The engineers developing the Explorer were told that a key improvement that must be made over the Bronco II was its tendency to roll-over in high-speed turns. Unfortunately the engineers were not able to improve upon that characteristic, not surprising since the Explorer was built on a lengthened Bronco II chassis. Ford engineers found the only way to reduce roll-overs without re-engineering the Explorer was to drastically lower the tire pressure to 26 PSI (a pressure so low it would set off the Tire Pressure warning light on a modern car’s dashboard). As tire lose pressure over tire, many Explorers could have been driven on dangerously underinflated tires, tires that could fail catastrophically.
Faced with the responsibility of up to 100 deaths worldwide, Firestone company took responsibility and initially recalled 6.5 million tires, blaming heat, low tire pressure, and the Explorer’s weight and handling characteristics for the accidents. Ford followed suit a few months later, recalling an additional 13 million tires.

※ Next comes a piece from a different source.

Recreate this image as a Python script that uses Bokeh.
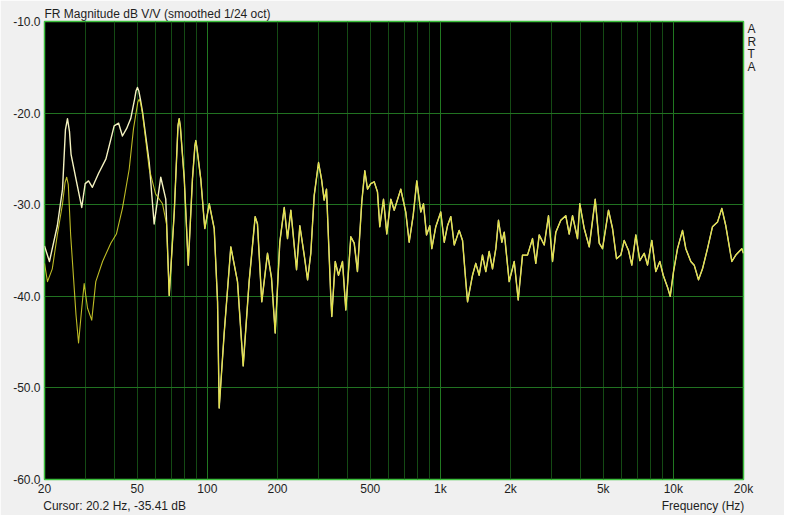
#ARTA style frequency response plot

#Import the required packages

from bokeh.plotting import figure
from bokeh.models import (FixedTicker, CustomJSTickFormatter, PrintfTickFormatter,
                          Range1d, LogAxis, LinearAxis)
from bokeh.embed import file_html
from bokeh.resources import INLINE

#Low end of the two traces (Hz, dB) - they split below ~70 Hz

freq_a_low = [20.0, 21.0, 22.7, 23.9, 24.6, 25.1, 25.6, 26.0, 27.3, 28.9,
              29.9, 30.9, 32.1, 34.1, 36.7, 38.4, 39.8, 41.6, 43.2, 45.0,
              46.9, 48.7, 49.4, 50.1, 50.8, 51.6, 52.7, 56.3, 59.1, 63.1,
              66.3]
db_a_low = [-34.5, -36.2, -32.3, -28.3, -21.8, -20.6, -22.0, -24.5, -27.2, -30.3,
            -27.7, -27.4, -28.1, -26.6, -25.0, -23.0, -21.4, -21.1, -22.5, -21.7,
            -20.6, -18.5, -17.6, -17.2, -17.6, -18.5, -19.9, -25.4, -32.1, -27.0,
            -29.4]

freq_b_low = [20.0, 20.6, 21.6, 22.7, 23.9, 24.5, 24.9, 25.3, 25.9, 27.3,
              28.0, 28.9, 29.6, 30.6, 31.9, 33.2, 35.5, 38.5, 40.7, 43.2,
              46.2, 48.2, 50.3, 51.0, 51.7, 52.7, 56.3, 59.9, 64.2, 66.8]
db_b_low = [-36.4, -38.4, -37.0, -33.3, -29.9, -27.6, -27.0, -27.8, -33.3, -42.0,
            -45.1, -41.3, -38.6, -41.3, -42.6, -38.4, -36.2, -34.2, -33.2, -30.4,
            -26.1, -21.7, -18.8, -18.5, -18.9, -20.1, -26.1, -28.8, -29.9, -32.1]

#Upper part, where both traces lie on top of each other

freq_shared = [68.6, 72.1, 74.8, 75.7, 76.6, 79.6, 82.8, 86.3, 88.4, 89.2,
               90.1, 93.7, 97.5, 101.9, 107.0, 110.6, 112.4, 118.1, 126.1, 134.7,
               142.5, 151.1, 160.4, 164.1, 171.2, 181.2, 188.5, 195.5, 204.6, 213.8,
               220.8, 228.2, 241.4, 249.4, 260.4, 269.2, 278.0, 287.4, 300, 309,
               317.2, 324.6, 338.6, 342, 353.8, 365.4, 380.2, 392.8, 412.8, 426.8,
               440.8, 460, 474, 486.8, 502.8, 520, 537.2, 549.6, 570.2, 589,
               612.8, 633.8, 676.2, 710.4, 734.8, 764.4, 792.2, 824.2, 846.6, 872,
               901, 918.8, 955.8, 1004, 1039, 1073, 1109, 1147, 1204, 1245,
               1286, 1308, 1374, 1419, 1468, 1516, 1567, 1620, 1674, 1730,
               1776, 1836, 1880, 1974, 2075, 2158, 2252, 2366, 2486, 2568,
               2656, 2791, 2912, 3030, 3130, 3288, 3454, 3572, 3692, 3878,
               3968, 4144, 4354, 4620, 4806, 4966, 5268, 5482, 5702, 5950,
               6152, 6420, 6632, 6902, 7178, 7498, 7746, 8082, 8408, 8748,
               9046, 9438, 9694, 10016, 10418, 10946, 11310, 11882, 12288, 12822,
               13336, 14014, 14724, 15468, 16142, 16790, 17824, 18536, 19666, 20000]
db_shared = [-39.9, -30.8, -21.4, -20.6, -21.5, -27.2, -36.6, -27.2, -23.6, -23.0,
             -23.7, -27.2, -32.6, -29.9, -32.6, -40.6, -52.2, -44.0, -34.6, -38.4,
             -47.6, -38.4, -31.3, -32.1, -40.6, -35.3, -38.0, -44.0, -34.1, -30.3,
             -33.7, -30.6, -37.1, -32.3, -35.5, -38.2, -35.3, -29.0, -25.4, -27.2,
             -29.5, -28.3, -40.0, -42.2, -36.2, -37.7, -36.2, -41.5, -33.5, -34.2,
             -37.3, -29.7, -26.3, -28.3, -27.7, -27.5, -28.6, -32.4, -29.4, -33.2,
             -29.4, -30.6, -28.3, -30.8, -34.1, -31.2, -27.4, -30.8, -29.9, -33.3,
             -32.3, -34.8, -32.4, -30.8, -34.1, -32.3, -31.3, -34.4, -32.8, -33.9,
             -38.4, -40.6, -37.7, -36.4, -37.7, -35.5, -37.3, -35.1, -37.0, -34.8,
             -31.7, -34.1, -33.0, -38.4, -36.2, -40.4, -35.5, -35.5, -33.7, -36.4,
             -33.3, -34.4, -31.2, -36.2, -33.0, -31.7, -31.2, -33.2, -31.2, -33.7,
             -29.9, -32.6, -34.6, -29.4, -34.2, -34.8, -30.6, -32.6, -35.9, -35.5,
             -33.9, -35.0, -36.6, -33.3, -36.1, -35.3, -36.6, -33.9, -37.3, -36.2,
             -37.7, -39.0, -40.0, -37.3, -34.8, -32.8, -34.8, -36.2, -36.6, -38.2,
             -37.0, -34.8, -32.4, -31.9, -30.4, -32.3, -36.2, -35.5, -34.8, -35.3]

#Axis ticks

x_ticks = [20, 50, 100, 200, 500, 1000, 2000, 5000, 10000, 20000]
x_grid_major = [100, 1000, 10000]
x_grid_minor = [30, 40, 50, 60, 70, 80, 90,
                200, 300, 400, 500, 600, 700, 800, 900,
                2000, 3000, 4000, 5000, 6000, 7000, 8000, 9000]
y_ticks = [-60, -50, -40, -30, -20, -10]
y_grid = [-50, -40, -30, -20]

#Texts around the frame

title_text = "FR Magnitude dB V/V (smoothed 1/24 oct)"
cursor_text = "Cursor: 20.2 Hz, -35.41 dB"
xlabel_text = "Frequency (Hz)"
side_letters = ["A", "R", "T", "A"]
side_pos = [-10.87, -12.23, -13.59, -14.95]
bottom_pos = [40.0, 13400]

font = "Liberation Sans"
text_col = "#1e1e1e"

#Create the figure

p = figure(width=784, height=515, title=title_text, x_axis_type="log",
           x_range=Range1d(20, 20000), y_range=Range1d(-60, -10),
           toolbar_location=None, output_backend="svg",
           min_border_left=44, min_border_right=41, min_border_top=21, min_border_bottom=34)

p.background_fill_color = "black"
p.border_fill_color = "#f0f0f0"
p.outline_line_color = "#3cc03c"
p.outline_line_width = 1.5

p.title.align = "left"
p.title.text_font = font
p.title.text_font_size = "12px"
p.title.text_font_style = "normal"
p.title.text_color = text_col
p.title.standoff = 1

#Grid lines

p.xgrid.ticker = FixedTicker(ticks=x_grid_major, minor_ticks=x_grid_minor)
p.xgrid.grid_line_color = "#217821"
p.xgrid.minor_grid_line_color = "#144a14"
p.ygrid.ticker = FixedTicker(ticks=y_grid)
p.ygrid.grid_line_color = "#217221"

#Axes

p.xaxis.ticker = FixedTicker(ticks=x_ticks)
p.xaxis.formatter = CustomJSTickFormatter(code="return tick >= 1000 ? (tick / 1000) + 'k' : tick.toString();")
p.yaxis.ticker = FixedTicker(ticks=y_ticks)
p.yaxis.formatter = PrintfTickFormatter(format="%.1f")

#Second axis below carries the cursor readout and the axis name on one row

bottom_axis = LogAxis(ticker=FixedTicker(ticks=bottom_pos),
                      formatter=CustomJSTickFormatter(
                          args=dict(left_txt=cursor_text, right_txt=xlabel_text),
                          code="return tick < 1000 ? left_txt : right_txt;"))
p.add_layout(bottom_axis, "below")

#Axis on the right carries the vertical ARTA mark

side_axis = LinearAxis(ticker=FixedTicker(ticks=side_pos),
                       formatter=CustomJSTickFormatter(
                           args=dict(pos=side_pos, letters=side_letters),
                           code="let best = 0; for (let k = 1; k < pos.length; k++) { if (Math.abs(pos[k] - tick) < Math.abs(pos[best] - tick)) { best = k; } } return letters[best];"))
p.add_layout(side_axis, "right")

for ax in p.xaxis + p.yaxis:
    ax.axis_line_color = None
    ax.major_tick_line_color = None
    ax.minor_tick_line_color = None
    ax.major_tick_out = 0
    ax.major_tick_in = 0
    ax.minor_tick_out = 0
    ax.minor_tick_in = 0
    ax.major_label_text_font = font
    ax.major_label_text_font_size = "12px"
    ax.major_label_text_color = text_col
    ax.major_label_standoff = 4

p.xaxis[0].major_label_standoff = 2
bottom_axis.major_label_standoff = 0

#The two traces

p.line(freq_a_low + freq_shared, db_a_low + db_shared, line_color="#f4f2c0", line_width=1.4, line_join="round")
p.line(freq_b_low + freq_shared, db_b_low + db_shared, line_color="#dedc2c", line_width=1.1, line_join="round", line_alpha=0.85)

#Output the plot

open("out.html", "w").write(file_html(p, INLINE))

Toyota Unintended Acceleration
Unlike the Audi unintended situation charges, in 2012 Toyota agreed to pay the Feds $1.2 billion to avoid prosecution, the largest criminal penalty ever imposed on a car company. Like Audi, Toyota first claimed it was driver error. Then it suggested that floor mats were somehow impeding the return of the gas pedal, all the while the company was concealing documents that showed the accelerator pedal assembly was defective.
Toyota first came under fire in 2009, when authorities released an audio recording of a 911 call from CHP Officer Mark Saylor’s as his Lexus began to accelerate on its own. The car reached speeds of 125 miles per hour before it crashed, killing Saylor and three other occupants. Three years later, Toyota admitted that it misled the public, and recalled 9.3 million vehicles worldwide.
The Takata airbag recall, which involved 10 of the world’s biggest automakers and at least 17 million cars sold around the world, is undoubtedly the recall action with the largest scope. Between 2000 and 2008, Japanese automotive supplier Takata manufactured airbags that when affected by moisture could deploy with excessive force. If the airbag explodes with sufficient force,it can shatter the metal housing and shower the interior of the vehicle with metal shrapnel.
A report in the New York Times alleged that both Takata and Honda knew about the potentially airbag problem as early as 2004 but failed to report their findings to the NHTSA. The U.S. government fined Honda $70 million, and Takata $14,000 for each day of not cooperating with the federal investigators. While all 10 automakers have been working to resolve the issue, it’s estimated that as many as 30 million cars globally could carry the lethal airbags.
Chevy Cobalt Ignition Recall
The Chevy Cobalt may well live on in infamy due to its faulty ignition switch that could cause the car to turn off the engine at speed, which would then deactivate safety systems like airbags and anti-lock brakes, and lead to potentially fatal accidents.
GM knew about the defective ignition switch as early as 2004 but determined that it would be too costly to fix. When it did decide to address the issue in 2006, GM went so far as to replace the defective part with an updated one with the same part number, effectively covering up the problem. After nine years and 13 deaths, GM finally was forced into recalling 2.6 million effected Cobalt and the nearly identical Pontiac G5 models.
Volkwagen Diesel Engine Software Scandal
The Volkswagen software scandal one is just starting and there are new facts emerging each day. How many people were involved, were there other companies involved, and just exactly how widespread this type of cheat software is in the automobile industry remains to be seen. Our prediction is that when all is said and done it will be larger than any of the other scandals listed above.